Depp isn’t the only actor whose off-screen behavior is causing headaches for studios these days. Vertical Entertainment is moving ahead with the August release of “Billionaire Boys Club,” despite the presence of Kevin Spacey, an actor accused of harassing and assaulting several men, some of whom were underage.
Amazon still has to figure out what to do with “A Rainy Day in New York,” an upcoming Woody Allen movie. The director has become toxic as allegations that he assaulted his daughter, Dylan Farrow, have received more media coverage since Hollywood has been battling an industry-wide sexual harassment crisis. Several of the films stars, a group that includes Timothée Chalamet and Rebecca Hall, have donated their salaries to charity and expressed regret for working on the film. Amazon has yet to announce a release date for the picture, which doesn’t seem like a show of confidence.
And earlier this week, Peter Fonda attracted a wave of bad publicity after tweeting that Barron Trump should be ripped from his mother’s arms while calling out the Trump administration’s family separation policy. Sony Pictures Classics, the distributor of Fonda’s next film “Boundaries,” said it had no plans to delay or cancel the movie’s debut this weekend, but it did denounce his comments.
Depp plays the lead role in “City of Lies,” a drama about the murders of Tupac Shakur and The Notorious B.I.G., so he’s front-and-center in the marketing material. “Fantastic Beasts,” however, is another story.
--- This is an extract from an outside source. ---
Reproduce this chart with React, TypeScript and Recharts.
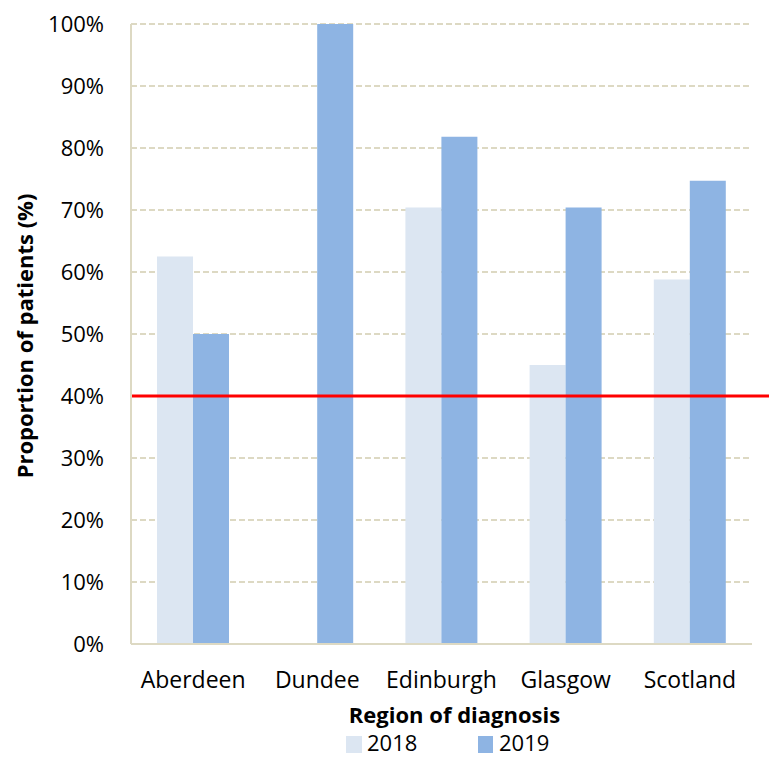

Because Depp plays a villainous supporting role, the studio never planned for him to be heavily involved in hawking the film. Trailers and posters don’t exactly hide Depp’s involvement, but they don’t trumpet it either. Warner Bros. hasn’t ruled out asking the actor to participate in interviews for the film, but nothing definitive has been set in place. He is also intended to be a part of the third “Fantastic Beasts” film, but that could theoretically change because Rowling has yet to deliver the script.
Depp’s other forthcoming big-budget movie, “The Invisible Man,” appears to be stuck in development limbo. It was intended to be part of an effort to relaunch Universal’s iconic movie monsters, but those plans had to be reworked after the first film in that proposed cinematic universe, 2017’s “The Mummy,” bombed at the box office.
The Rolling Stone story, which portrays Depp engaging in a deeply unhealthy lifestyle, could potentially lead to trouble with insurance companies that bond the actor’s productions. Actors such as Robert Downey Jr., who famously struggled with drug and alcohol addiction, had insurance headaches before cleaning up their acts. Of course, Downey’s drug problems landed him in prison, making his issues more extreme.
All of these Depp-related headaches come while the actor’s box office powers appear to be waning. Recent Depp vehicles such as “Black Mass” and “Alice Through the Looking Glass” were financial duds, and last summer’s “Pirates of the Caribbean: Dead Men Tell No Tales” was the second-lowest grossing film in the franchise.
That may be Depp’s biggest crime. Hollywood can accept almost anything, except for failure.